Cunningham v T I Group Auto Systems, LLC, and Zurich-American Insurance Company, 2008 ACO #186
The Plaintiff testified that in January of 2005, he was working as a mill operator and pushing a coil of steel that weighed well over 900 pounds onto the mill’s reel stand when he felt a sharp pain in his right shoulder. The Plaintiff was treated at an industrial clinic and was released to work at a light duty job. The Plaintiff returned to his regular work as a mill operator after about a month, despite having a continued dull pain in his right shoulder. The Plaintiff experienced no wage loss due to that injury.
The Plaintiff testified that on April 20, 2006, he was again pushing a coil of steel onto a reel stand when he reinjured his right shoulder. The Plaintiff stated that he was once again sent to the medical clinic where he was examined and returned to work with restrictions on lifting and pulling. When he returned to work and gave the restriction slip to a human resources person, he was sent home. The Plaintiff had not returned to work at the time of trial. The Plaintiff testified that he continued to experience pain in his right shoulder and that despite conservative treatment, there was no way that he was able to return to his regular job at the Defendant.

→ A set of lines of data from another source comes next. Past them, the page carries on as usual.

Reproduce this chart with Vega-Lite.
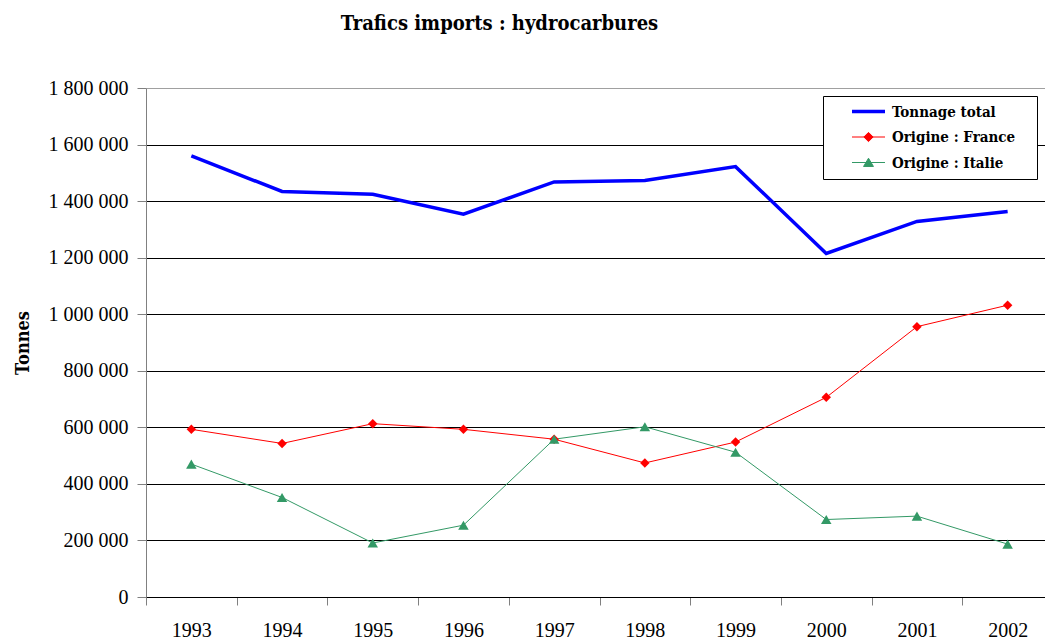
{
  "$schema": "https://vega.github.io/schema/vega-lite/v6.json",
  "width": 899,
  "height": 509,
  "autosize": {"type": "none"},
  "padding": {"left": 146, "top": 88, "right": 0, "bottom": 44},
  "config": {
    "locale": {"number": {"decimal": ",", "thousands": " ", "grouping": [3], "currency": ["", " €"]}},
    "view": {"stroke": null},
    "font": "Liberation Serif"
  },
  "title": {
    "text": "Trafics imports : hydrocarbures",
    "font": "'DejaVu Serif Condensed', 'DejaVu Serif'",
    "fontSize": 20,
    "fontWeight": "bold",
    "color": "#000000",
    "anchor": "middle",
    "dx": -96,
    "offset": 44
  },
  "data": {
    "values": [
      {"annee": "1993", "serie": "Tonnage total", "tonnes": 1560000},
      {"annee": "1994", "serie": "Tonnage total", "tonnes": 1434000},
      {"annee": "1995", "serie": "Tonnage total", "tonnes": 1424000},
      {"annee": "1996", "serie": "Tonnage total", "tonnes": 1354000},
      {"annee": "1997", "serie": "Tonnage total", "tonnes": 1468000},
      {"annee": "1998", "serie": "Tonnage total", "tonnes": 1473000},
      {"annee": "1999", "serie": "Tonnage total", "tonnes": 1522000},
      {"annee": "2000", "serie": "Tonnage total", "tonnes": 1215000},
      {"annee": "2001", "serie": "Tonnage total", "tonnes": 1328000},
      {"annee": "2002", "serie": "Tonnage total", "tonnes": 1363000},
      {"annee": "1993", "serie": "Origine : France", "tonnes": 593000},
      {"annee": "1994", "serie": "Origine : France", "tonnes": 543000},
      {"annee": "1995", "serie": "Origine : France", "tonnes": 613000},
      {"annee": "1996", "serie": "Origine : France", "tonnes": 593000},
      {"annee": "1997", "serie": "Origine : France", "tonnes": 558000},
      {"annee": "1998", "serie": "Origine : France", "tonnes": 474000},
      {"annee": "1999", "serie": "Origine : France", "tonnes": 548000},
      {"annee": "2000", "serie": "Origine : France", "tonnes": 706000},
      {"annee": "2001", "serie": "Origine : France", "tonnes": 956000},
      {"annee": "2002", "serie": "Origine : France", "tonnes": 1032000},
      {"annee": "1993", "serie": "Origine : Italie", "tonnes": 470000},
      {"annee": "1994", "serie": "Origine : Italie", "tonnes": 352000},
      {"annee": "1995", "serie": "Origine : Italie", "tonnes": 191000},
      {"annee": "1996", "serie": "Origine : Italie", "tonnes": 254000},
      {"annee": "1997", "serie": "Origine : Italie", "tonnes": 558000},
      {"annee": "1998", "serie": "Origine : Italie", "tonnes": 602000},
      {"annee": "1999", "serie": "Origine : Italie", "tonnes": 512000},
      {"annee": "2000", "serie": "Origine : Italie", "tonnes": 274000},
      {"annee": "2001", "serie": "Origine : Italie", "tonnes": 286000},
      {"annee": "2002", "serie": "Origine : Italie", "tonnes": 187000}
    ]
  },
  "encoding": {
    "x": {
      "field": "annee",
      "type": "ordinal",
      "bandPosition": 0.5,
      "scale": {"type": "band", "range": [0, 907], "paddingInner": 0, "paddingOuter": 0},
      "axis": {
        "title": null,
        "labelAngle": 0,
        "tickBand": "extent",
        "grid": false,
        "domainColor": "#000000",
        "domainWidth": 1,
        "tickColor": "#808080",
        "tickSize": 8,
        "labelFontSize": 20,
        "labelFont": "Liberation Serif",
        "labelColor": "#000000",
        "labelPadding": 15
      }
    },
    "y": {
      "field": "tonnes",
      "type": "quantitative",
      "scale": {"domain": [0, 1800000], "nice": false},
      "axis": {
        "title": "Tonnes",
        "titleFont": "'DejaVu Serif Condensed', 'DejaVu Serif'",
        "titleFontSize": 18,
        "titleFontWeight": "bold",
        "titleColor": "#000000",
        "titlePadding": 16,
        "values": [0, 200000, 400000, 600000, 800000, 1000000, 1200000, 1400000, 1600000, 1800000],
        "format": ",d",
        "grid": true,
        "gridColor": {"condition": {"test": "datum.value == 1800000", "value": "#a0a0a0"}, "value": "#000000"},
        "gridWidth": 1,
        "domainColor": "#808080",
        "tickColor": "#808080",
        "tickSize": 9,
        "labelPadding": 9,
        "labelFontSize": 20,
        "labelFont": "Liberation Serif",
        "labelColor": "#000000"
      }
    }
  },
  "layer": [
    {
      "mark": {"type": "line", "clip": false},
      "encoding": {
        "color": {
          "field": "serie",
          "type": "nominal",
          "scale": {
            "domain": ["Tonnage total", "Origine : France", "Origine : Italie"],
            "range": ["#0000FF", "#FF0000", "#339966"]
          },
          "legend": {
            "title": null,
            "orient": "top-right",
            "offset": 8,
            "padding": 8,
            "strokeColor": "#000000",
            "fillColor": "#FFFFFF",
            "cornerRadius": 0,
            "labelFont": "'DejaVu Serif Condensed', 'DejaVu Serif'",
            "labelFontSize": 15,
            "labelFontWeight": "bold",
            "labelColor": "#000000",
            "labelLimit": 300,
            "labelOffset": 16,
            "rowPadding": 9.5,
            "symbolSize": 1089,
            "symbolOffset": 30,
            "encode": {
              "symbols": {
                "update": {
                  "shape": {"signal": "datum.value === 'Tonnage total' ? 'M-1,0H1M9.25,0' : datum.value === 'Origine : France' ? 'M-1,0H1M0,-0.28L0.28,0L0,0.28L-0.28,0ZM9.25,0' : 'M-1,0H1M0,-0.26L0.3,0.24L-0.3,0.24ZM9.25,0'"},
                  "strokeWidth": {"signal": "datum.value === 'Tonnage total' ? 3.5 : 1"},
                  "fill": {"signal": "datum.value === 'Origine : France' ? '#FF0000' : datum.value === 'Origine : Italie' ? '#339966' : 'transparent'"},
                  "fillOpacity": {"value": 1},
                  "opacity": {"value": 1}
                }
              }
            }
          }
        },
        "strokeWidth": {"condition": {"test": "datum.serie === 'Tonnage total'", "value": 3.5}, "value": 1}
      }
    },
    {
      "transform": [{"filter": "datum.serie !== 'Tonnage total'"}],
      "mark": {"type": "point", "filled": true, "opacity": 1, "clip": false},
      "encoding": {
        "color": {"field": "serie", "type": "nominal", "legend": null},
        "shape": {
          "field": "serie",
          "type": "nominal",
          "scale": {"domain": ["Origine : France", "Origine : Italie"], "range": ["diamond", "triangle-up"]},
          "legend": null
        },
        "size": {"condition": {"test": "datum.serie === 'Origine : France'", "value": 90}, "value": 110}
      }
    }
  ]
}
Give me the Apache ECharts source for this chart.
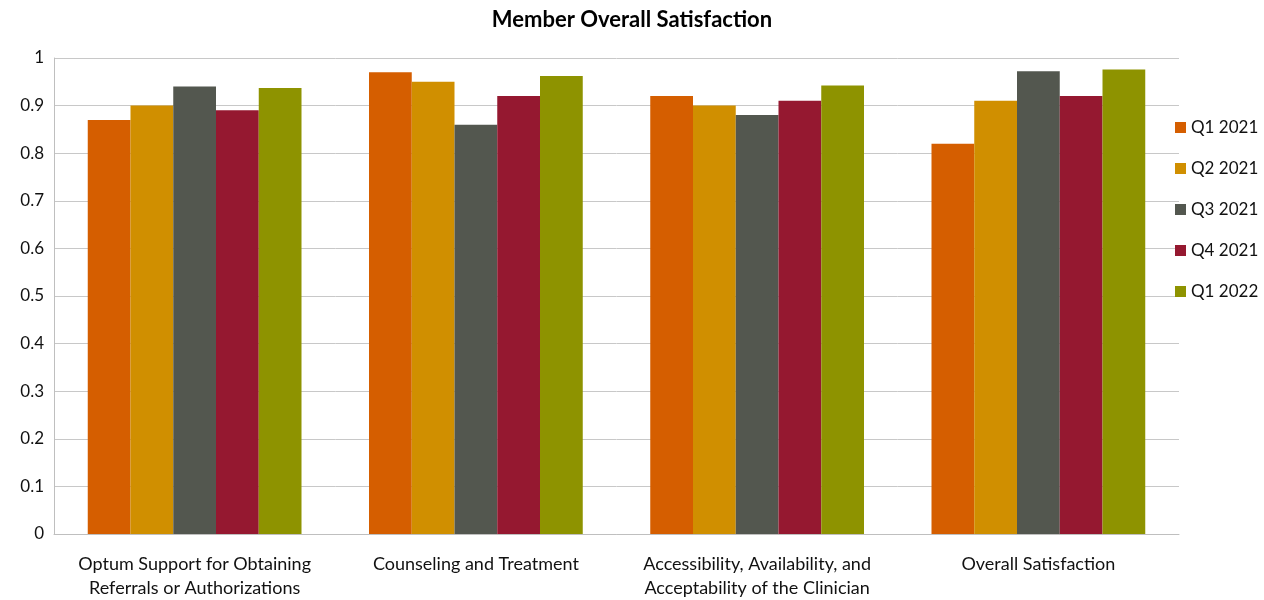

The Defendant sent the Plaintiff to be examined by Dr. Fink on November 15, 2006. Dr. Fink opined that the Plaintiff’s medical records supported a finding that the Plaintiff suffered a strain to his right shoulder at work on April 20, 2006. He declared that such an injury would be expected to resolve within two to four weeks. Dr. Fink also noted that the Plaintiff had told him that he had been unable to use his right arm in any manner whatsoever during the seven months following his injury on April 20, 2006. Dr. Fink noted that the Plaintiff provided confusing and contradictory histories of medical treatment and past work experience. The doctor reviewed medical records and performed his own clinical examination and found no objective evidence to support the Plaintiff’s subjective complaints of shoulder pain or Plaintiff’s claim that he had to keep his right arm at his side for the past seven months. In addition, Dr. Fink felt that the Plaintiff’s subjective responses and complaints were either anatomically inappropriate, inexplicable, or inconsistent with objective findings.
In the Magistrate’s opinion, Magistrate Zettel reports that the Court observed and noted that during virtually the entire course of trial, the Plaintiff sat in either the witness stand or at the table with his attorney with his right arm almost immobile and his right hand seemingly useless in his lap. Apparently there was a DVD recording taken by Superior Investigative Services, which was shown at the time of trial. The surveillance was conducted on September 6, 2006, three weeks after Dr. Fink’s examination and confirmed that the Plaintiff’s right arm was not immobile and not useless.
The Magistrate found that the Plaintiff had established by a preponderance of evidence that he suffered a strain/impingement to his right shoulder based upon the report and testimony of Dr. Fink. The Magistrate also thought that the Plaintiff had met his burden of proof that the personal injury arose out of and in the course of his employment with the Defendant on April 20, 2006. The Magistrate found that the Plaintiff’s work related right shoulder injury resolved after four weeks from the Plaintiff’s date of injury. This is the maximum period that Dr. Fink said it would take for a shoulder strain to resolve.
The Workers’ Compensation Appellate Commission agreed that the award should be closed and held that the Magistrate’s comparing and contrasting of Plaintiff’s behavior while testifying with the surveillance footage demonstrates a valid basis for finding against Plaintiff’s credibility and denying an open award.
The Magistrate’s decision was affirmed with modification. The Workers’ Compensation Appellate Commission ordered that the closed period began April 20, 2006, and closed on November 15, 2006, the day of Dr. Fink’s examination.